WHAT IS NEEDED => Which lines below hold the word "matplotlib"? Copy all of them.

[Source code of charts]
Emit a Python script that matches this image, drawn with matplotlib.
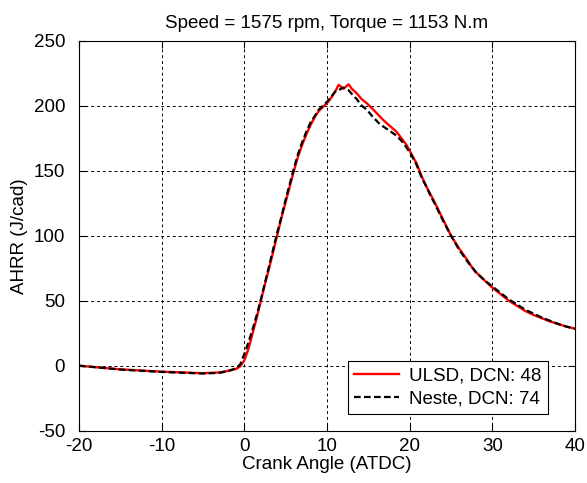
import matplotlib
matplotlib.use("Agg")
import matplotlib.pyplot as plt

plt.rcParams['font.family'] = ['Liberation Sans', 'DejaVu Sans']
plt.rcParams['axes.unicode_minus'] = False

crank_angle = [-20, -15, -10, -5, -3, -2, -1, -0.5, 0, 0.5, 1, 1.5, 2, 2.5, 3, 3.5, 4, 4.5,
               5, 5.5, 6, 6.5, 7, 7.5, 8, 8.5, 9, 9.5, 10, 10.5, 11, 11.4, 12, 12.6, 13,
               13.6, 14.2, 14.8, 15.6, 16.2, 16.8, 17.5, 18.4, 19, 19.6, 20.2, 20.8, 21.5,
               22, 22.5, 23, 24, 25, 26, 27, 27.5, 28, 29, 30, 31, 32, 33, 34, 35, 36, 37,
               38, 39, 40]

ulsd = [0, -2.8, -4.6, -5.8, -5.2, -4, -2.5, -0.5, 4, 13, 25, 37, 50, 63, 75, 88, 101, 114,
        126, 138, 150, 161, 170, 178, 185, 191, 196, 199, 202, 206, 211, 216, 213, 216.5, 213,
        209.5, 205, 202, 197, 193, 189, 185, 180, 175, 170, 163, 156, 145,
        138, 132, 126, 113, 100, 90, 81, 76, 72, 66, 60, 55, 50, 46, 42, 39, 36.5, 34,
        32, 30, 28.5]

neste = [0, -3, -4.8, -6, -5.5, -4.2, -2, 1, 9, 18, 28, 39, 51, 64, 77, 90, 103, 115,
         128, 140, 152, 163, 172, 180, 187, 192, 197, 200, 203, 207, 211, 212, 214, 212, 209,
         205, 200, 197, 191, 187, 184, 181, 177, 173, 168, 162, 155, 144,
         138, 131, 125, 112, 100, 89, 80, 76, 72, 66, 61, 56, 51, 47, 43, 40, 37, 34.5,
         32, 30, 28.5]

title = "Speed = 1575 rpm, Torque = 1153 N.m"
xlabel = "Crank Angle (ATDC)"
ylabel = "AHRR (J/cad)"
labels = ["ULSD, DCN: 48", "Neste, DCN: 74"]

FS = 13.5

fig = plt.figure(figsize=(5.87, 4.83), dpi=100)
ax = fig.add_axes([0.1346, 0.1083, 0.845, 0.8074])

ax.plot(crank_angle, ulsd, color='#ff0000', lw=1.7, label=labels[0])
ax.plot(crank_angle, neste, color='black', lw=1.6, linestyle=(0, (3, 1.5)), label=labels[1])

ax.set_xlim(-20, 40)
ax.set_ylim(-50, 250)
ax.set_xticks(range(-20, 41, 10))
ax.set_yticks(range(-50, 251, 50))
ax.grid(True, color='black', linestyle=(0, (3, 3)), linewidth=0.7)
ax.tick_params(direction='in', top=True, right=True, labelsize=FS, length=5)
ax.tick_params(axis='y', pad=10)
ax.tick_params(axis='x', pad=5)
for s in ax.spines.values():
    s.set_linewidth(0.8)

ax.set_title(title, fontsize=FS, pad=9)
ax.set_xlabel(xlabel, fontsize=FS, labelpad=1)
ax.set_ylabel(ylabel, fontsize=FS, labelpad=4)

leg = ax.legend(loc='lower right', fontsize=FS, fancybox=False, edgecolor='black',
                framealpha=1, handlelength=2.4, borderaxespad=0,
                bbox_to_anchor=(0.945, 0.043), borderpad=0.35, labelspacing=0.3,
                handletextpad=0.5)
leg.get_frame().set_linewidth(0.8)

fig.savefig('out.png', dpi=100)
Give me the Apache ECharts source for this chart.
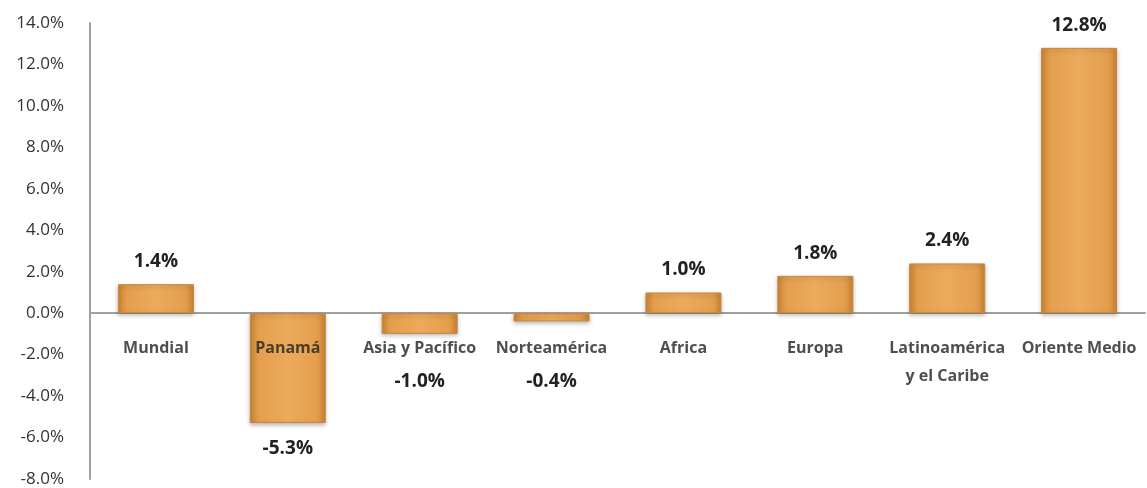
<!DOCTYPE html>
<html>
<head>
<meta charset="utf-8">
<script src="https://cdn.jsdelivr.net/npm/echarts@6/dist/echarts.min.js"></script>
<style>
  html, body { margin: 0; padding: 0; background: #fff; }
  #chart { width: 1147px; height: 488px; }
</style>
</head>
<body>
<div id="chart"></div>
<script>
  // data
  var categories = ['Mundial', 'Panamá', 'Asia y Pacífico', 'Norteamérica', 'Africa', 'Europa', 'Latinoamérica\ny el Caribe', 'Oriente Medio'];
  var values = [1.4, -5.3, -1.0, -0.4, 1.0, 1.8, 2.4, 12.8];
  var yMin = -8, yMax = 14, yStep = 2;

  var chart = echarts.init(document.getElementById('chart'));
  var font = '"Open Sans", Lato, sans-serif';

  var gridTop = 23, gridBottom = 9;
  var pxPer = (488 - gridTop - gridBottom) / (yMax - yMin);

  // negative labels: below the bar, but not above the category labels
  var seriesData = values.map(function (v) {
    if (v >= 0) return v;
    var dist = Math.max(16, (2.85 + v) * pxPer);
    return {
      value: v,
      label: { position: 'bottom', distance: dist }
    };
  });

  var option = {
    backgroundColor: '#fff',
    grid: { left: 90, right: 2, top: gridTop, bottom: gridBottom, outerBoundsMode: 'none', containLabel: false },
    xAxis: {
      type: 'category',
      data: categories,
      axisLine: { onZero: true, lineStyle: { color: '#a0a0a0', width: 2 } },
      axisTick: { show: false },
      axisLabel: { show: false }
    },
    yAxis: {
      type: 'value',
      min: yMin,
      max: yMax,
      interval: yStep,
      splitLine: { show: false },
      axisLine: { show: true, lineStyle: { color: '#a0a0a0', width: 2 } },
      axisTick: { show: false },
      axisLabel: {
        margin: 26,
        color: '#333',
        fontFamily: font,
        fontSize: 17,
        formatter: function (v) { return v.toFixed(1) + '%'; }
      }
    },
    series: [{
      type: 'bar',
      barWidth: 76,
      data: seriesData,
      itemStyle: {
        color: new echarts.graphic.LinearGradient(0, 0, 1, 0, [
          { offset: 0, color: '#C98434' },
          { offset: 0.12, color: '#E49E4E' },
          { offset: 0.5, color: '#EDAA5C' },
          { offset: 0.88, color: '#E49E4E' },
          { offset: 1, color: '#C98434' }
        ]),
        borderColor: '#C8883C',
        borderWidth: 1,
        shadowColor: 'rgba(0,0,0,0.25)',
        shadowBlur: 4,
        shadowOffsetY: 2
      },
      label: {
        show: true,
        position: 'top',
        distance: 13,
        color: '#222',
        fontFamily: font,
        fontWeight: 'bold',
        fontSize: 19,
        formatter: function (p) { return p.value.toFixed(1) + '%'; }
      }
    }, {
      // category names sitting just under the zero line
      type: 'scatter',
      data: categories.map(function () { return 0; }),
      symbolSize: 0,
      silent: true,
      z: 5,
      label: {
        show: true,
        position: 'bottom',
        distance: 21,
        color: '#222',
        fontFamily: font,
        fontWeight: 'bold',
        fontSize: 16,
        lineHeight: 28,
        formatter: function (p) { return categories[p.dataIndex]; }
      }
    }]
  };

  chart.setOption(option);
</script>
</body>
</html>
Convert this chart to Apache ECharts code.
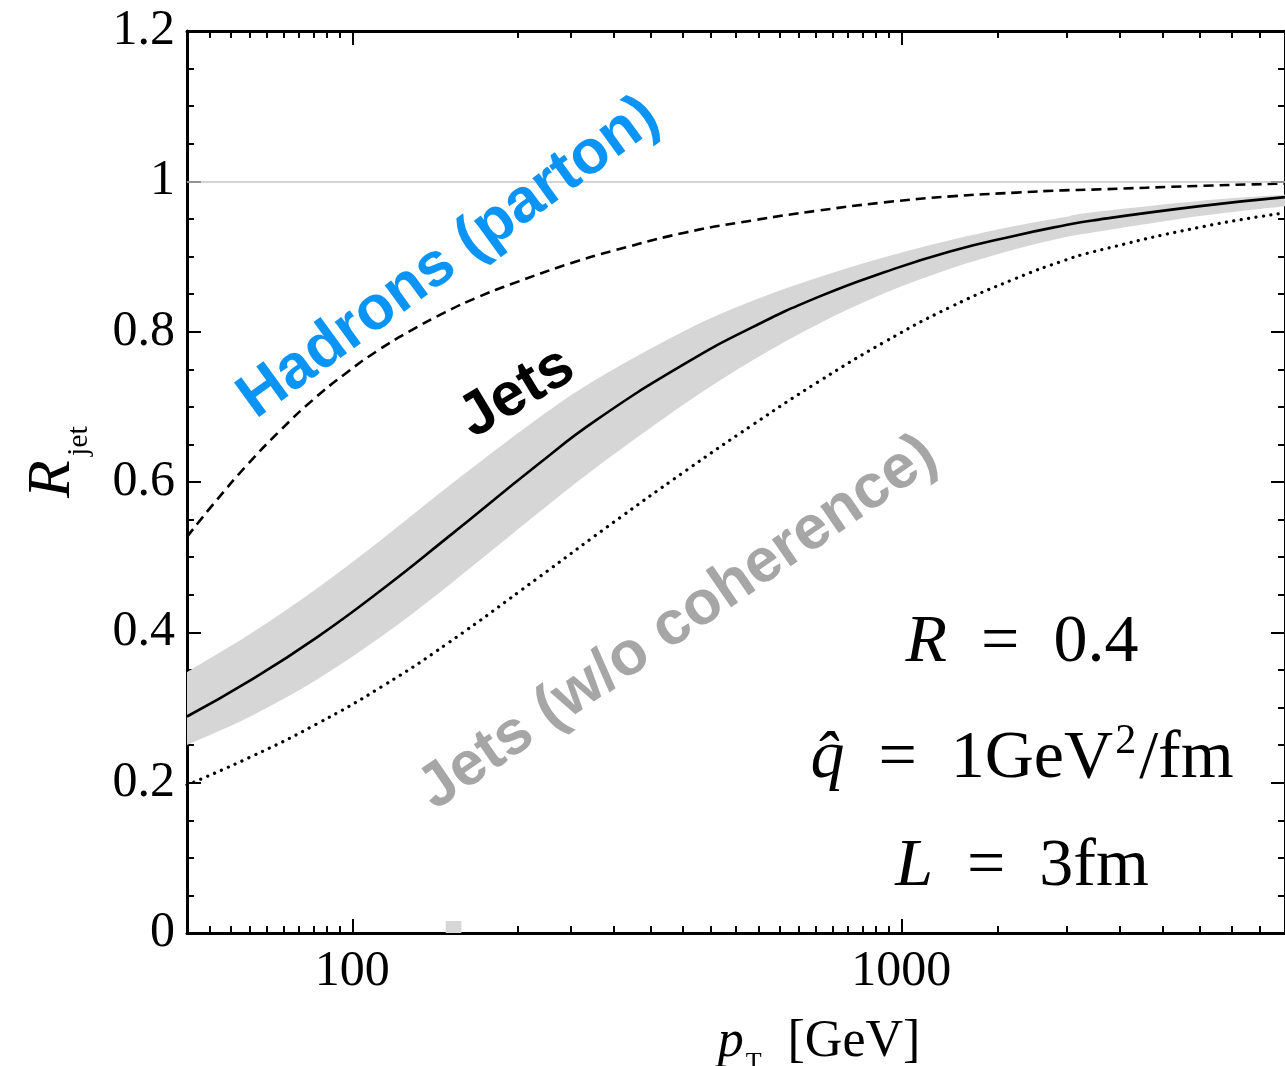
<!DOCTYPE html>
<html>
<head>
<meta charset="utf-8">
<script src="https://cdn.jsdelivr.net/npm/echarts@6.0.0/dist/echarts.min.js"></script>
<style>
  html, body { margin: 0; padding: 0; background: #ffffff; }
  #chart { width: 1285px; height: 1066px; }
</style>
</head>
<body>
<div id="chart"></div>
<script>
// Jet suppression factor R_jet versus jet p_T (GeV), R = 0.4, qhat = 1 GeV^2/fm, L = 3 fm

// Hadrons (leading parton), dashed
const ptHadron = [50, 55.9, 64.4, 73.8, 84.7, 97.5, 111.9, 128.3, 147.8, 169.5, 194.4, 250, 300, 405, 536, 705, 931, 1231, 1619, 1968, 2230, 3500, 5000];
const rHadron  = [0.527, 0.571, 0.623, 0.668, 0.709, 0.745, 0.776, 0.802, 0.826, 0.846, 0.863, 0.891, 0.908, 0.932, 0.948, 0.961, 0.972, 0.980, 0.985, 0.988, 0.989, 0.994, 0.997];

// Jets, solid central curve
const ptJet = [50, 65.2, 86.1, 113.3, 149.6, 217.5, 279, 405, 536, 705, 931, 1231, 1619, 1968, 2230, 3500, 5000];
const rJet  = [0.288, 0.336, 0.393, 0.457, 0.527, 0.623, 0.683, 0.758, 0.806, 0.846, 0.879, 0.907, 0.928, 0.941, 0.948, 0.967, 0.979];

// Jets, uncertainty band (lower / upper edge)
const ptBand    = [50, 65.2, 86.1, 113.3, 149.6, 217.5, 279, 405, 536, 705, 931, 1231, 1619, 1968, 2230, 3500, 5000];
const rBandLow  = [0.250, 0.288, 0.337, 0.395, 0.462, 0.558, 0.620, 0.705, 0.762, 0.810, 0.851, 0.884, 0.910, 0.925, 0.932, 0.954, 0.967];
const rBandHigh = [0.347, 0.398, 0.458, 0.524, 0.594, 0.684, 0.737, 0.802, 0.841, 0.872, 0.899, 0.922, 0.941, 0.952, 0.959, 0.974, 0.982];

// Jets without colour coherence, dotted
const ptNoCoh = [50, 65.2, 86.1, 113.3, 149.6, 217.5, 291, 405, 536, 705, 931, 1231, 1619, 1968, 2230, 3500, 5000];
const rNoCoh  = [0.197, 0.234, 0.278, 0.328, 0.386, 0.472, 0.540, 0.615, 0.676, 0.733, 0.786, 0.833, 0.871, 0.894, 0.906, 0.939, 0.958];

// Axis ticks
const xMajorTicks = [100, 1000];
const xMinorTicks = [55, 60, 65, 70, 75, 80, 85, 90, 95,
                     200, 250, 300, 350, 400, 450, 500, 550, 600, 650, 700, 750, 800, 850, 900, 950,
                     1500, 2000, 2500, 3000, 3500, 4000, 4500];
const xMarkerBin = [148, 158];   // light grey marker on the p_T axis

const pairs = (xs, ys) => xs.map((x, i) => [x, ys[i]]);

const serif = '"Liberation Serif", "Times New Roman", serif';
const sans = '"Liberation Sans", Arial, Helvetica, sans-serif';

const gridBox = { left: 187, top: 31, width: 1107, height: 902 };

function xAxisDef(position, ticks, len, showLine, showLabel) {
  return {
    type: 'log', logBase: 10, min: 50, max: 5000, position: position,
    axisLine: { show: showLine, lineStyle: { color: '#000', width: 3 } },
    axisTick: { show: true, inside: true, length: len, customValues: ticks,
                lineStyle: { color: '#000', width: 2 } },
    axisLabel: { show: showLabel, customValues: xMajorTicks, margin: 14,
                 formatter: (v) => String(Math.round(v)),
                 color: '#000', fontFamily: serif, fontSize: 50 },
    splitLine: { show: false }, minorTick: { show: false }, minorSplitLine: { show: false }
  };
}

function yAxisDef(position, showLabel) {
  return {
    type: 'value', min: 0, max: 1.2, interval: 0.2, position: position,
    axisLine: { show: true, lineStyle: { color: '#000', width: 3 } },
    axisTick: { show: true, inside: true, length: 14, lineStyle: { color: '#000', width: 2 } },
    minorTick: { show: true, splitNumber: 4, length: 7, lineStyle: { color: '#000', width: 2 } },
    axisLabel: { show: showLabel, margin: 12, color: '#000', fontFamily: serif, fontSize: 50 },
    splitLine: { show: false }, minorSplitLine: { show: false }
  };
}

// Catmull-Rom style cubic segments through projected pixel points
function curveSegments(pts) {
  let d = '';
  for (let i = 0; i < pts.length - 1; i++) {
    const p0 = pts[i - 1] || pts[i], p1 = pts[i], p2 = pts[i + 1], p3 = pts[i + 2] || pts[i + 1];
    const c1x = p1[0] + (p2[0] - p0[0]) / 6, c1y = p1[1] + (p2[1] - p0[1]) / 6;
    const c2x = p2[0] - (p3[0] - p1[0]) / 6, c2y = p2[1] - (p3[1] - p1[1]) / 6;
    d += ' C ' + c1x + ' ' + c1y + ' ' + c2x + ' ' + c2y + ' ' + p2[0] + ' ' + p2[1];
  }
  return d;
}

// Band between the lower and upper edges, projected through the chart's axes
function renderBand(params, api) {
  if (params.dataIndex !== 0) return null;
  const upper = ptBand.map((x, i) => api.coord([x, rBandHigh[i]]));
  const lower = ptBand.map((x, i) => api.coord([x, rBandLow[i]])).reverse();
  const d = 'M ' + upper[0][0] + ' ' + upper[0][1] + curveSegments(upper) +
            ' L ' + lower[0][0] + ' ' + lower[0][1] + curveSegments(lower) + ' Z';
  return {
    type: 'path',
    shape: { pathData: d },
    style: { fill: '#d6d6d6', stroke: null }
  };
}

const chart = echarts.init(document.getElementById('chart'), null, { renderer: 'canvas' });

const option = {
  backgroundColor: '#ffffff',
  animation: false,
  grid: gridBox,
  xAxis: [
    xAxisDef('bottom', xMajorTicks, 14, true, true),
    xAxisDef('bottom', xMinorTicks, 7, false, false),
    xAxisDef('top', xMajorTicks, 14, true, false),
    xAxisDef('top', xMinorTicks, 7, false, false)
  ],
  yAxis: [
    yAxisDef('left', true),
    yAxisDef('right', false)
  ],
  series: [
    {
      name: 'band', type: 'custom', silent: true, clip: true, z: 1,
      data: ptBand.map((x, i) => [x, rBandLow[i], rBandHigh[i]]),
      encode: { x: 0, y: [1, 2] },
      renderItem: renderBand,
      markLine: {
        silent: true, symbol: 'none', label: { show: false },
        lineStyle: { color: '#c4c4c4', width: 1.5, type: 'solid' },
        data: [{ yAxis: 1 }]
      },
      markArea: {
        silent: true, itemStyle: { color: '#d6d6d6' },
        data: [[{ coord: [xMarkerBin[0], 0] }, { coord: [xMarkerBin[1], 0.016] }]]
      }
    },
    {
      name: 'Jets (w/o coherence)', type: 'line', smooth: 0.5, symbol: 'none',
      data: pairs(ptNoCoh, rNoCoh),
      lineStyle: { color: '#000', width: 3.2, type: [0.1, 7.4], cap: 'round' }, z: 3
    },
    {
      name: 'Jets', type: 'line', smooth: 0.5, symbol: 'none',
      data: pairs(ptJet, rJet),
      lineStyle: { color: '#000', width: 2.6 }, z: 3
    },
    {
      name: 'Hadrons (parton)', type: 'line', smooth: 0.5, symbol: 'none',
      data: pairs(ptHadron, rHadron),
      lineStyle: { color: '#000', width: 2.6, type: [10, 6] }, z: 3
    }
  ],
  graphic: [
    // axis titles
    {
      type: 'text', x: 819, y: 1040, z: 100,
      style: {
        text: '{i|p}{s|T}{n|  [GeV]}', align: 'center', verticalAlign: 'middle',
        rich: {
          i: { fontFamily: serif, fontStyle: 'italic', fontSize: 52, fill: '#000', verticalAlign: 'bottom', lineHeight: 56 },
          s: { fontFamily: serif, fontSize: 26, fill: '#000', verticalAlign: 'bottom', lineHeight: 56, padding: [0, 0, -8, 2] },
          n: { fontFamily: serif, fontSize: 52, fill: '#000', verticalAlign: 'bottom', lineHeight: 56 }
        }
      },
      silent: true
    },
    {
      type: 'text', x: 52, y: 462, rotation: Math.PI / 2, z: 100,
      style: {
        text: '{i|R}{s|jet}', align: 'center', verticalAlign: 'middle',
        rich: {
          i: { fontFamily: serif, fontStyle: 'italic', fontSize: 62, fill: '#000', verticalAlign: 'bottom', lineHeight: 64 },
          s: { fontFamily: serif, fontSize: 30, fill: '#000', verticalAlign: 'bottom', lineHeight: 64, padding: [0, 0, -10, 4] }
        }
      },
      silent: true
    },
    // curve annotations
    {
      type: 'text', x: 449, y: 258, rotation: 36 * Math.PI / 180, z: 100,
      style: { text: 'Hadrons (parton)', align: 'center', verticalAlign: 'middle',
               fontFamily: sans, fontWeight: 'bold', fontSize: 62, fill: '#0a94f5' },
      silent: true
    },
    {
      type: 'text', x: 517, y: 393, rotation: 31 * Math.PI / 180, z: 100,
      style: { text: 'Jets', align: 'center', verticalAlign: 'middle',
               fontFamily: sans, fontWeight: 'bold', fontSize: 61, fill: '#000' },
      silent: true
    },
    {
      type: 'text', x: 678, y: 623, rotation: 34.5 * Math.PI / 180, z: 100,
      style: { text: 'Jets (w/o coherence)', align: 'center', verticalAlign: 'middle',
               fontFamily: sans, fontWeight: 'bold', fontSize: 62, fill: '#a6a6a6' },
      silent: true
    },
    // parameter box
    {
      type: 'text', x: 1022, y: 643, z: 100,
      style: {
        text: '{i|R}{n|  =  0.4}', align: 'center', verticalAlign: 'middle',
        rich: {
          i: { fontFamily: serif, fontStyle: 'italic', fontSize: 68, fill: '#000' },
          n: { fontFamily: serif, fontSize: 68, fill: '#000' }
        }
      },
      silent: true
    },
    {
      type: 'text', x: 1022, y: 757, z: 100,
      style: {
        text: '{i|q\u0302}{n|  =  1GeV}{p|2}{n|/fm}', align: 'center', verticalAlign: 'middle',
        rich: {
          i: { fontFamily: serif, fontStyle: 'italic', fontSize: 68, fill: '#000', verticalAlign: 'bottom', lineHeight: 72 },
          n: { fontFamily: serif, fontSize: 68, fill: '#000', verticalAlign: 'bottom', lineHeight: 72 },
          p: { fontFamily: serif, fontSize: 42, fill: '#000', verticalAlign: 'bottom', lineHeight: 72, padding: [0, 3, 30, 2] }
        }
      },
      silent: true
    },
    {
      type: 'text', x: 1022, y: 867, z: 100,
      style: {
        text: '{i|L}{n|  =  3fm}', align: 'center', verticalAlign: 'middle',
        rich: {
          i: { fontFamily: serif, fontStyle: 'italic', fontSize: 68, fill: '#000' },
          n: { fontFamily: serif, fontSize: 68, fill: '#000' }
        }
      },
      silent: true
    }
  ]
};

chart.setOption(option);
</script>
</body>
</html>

FINAL RESULT =>
Emit a Python script that matches this image, drawn with matplotlib.
import matplotlib
matplotlib.use("Agg")
import matplotlib.pyplot as plt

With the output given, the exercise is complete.